'Pathetic' barely describes the pathos of yesterday's public (non) service unions attempt to mount a strike. Poor - well, not exactly poor, really - old Arthur Scargill must have cried in his beer as he saw the miserable turn-out. "Eee bah goom", he probably muttered to himself, "It we'ren't like that back in't good old bad days!" Indeed not, and thank God for it, or to be precise, thank 'that woman!' for it. The days of millions, not a few thousand, bringing the railways to a halt, blocking the docks, shutting the mines, closing government offices and schools are long gone. Fraser Nelson has an excellent analysis in The Telegraph. However, what has suddenly dawned on me is that ever since 'that woman!' ran the country there has been a gradual but inexorable change of opinion amongst ordinary people. Up until her arrival the automatic response from the public was that government knows best and the state will take care of everything. Now they are beginning to realize that in very many instances the opposite is true. As Nelson points out in one telling detail:
Most state secondaries have now applied for self-governing “academy” status, reaching out for the freedoms the Coalition offered.
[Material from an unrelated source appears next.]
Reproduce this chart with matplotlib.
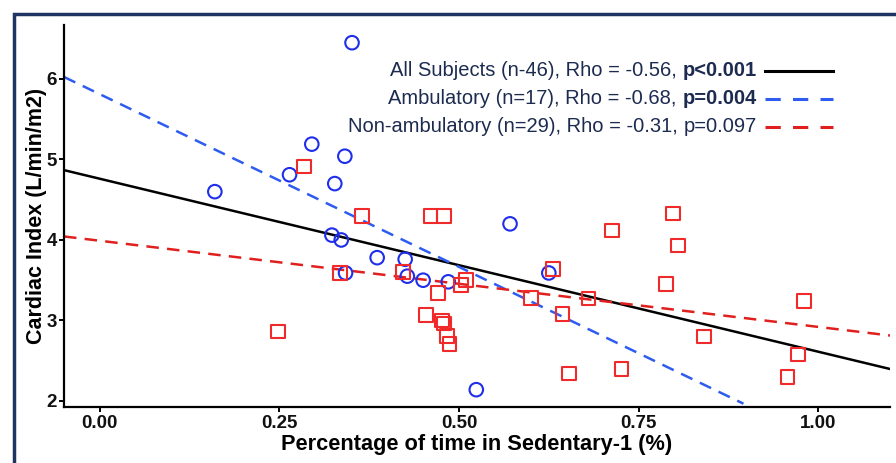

Good teachers, it seems, quite like the idea of performance-related pay. The free schools that the NUT so vigorously opposes are so popular with parents that there are three applications for every place, and they have proved more likely to be rated “outstanding” than council schools. Reform, it seems, is working.
The Lefties all chanted "Ding, dong, the witch is dead" when Maggie Thatcher died but she's having the last ghostly laugh as her spirit rolls on and on.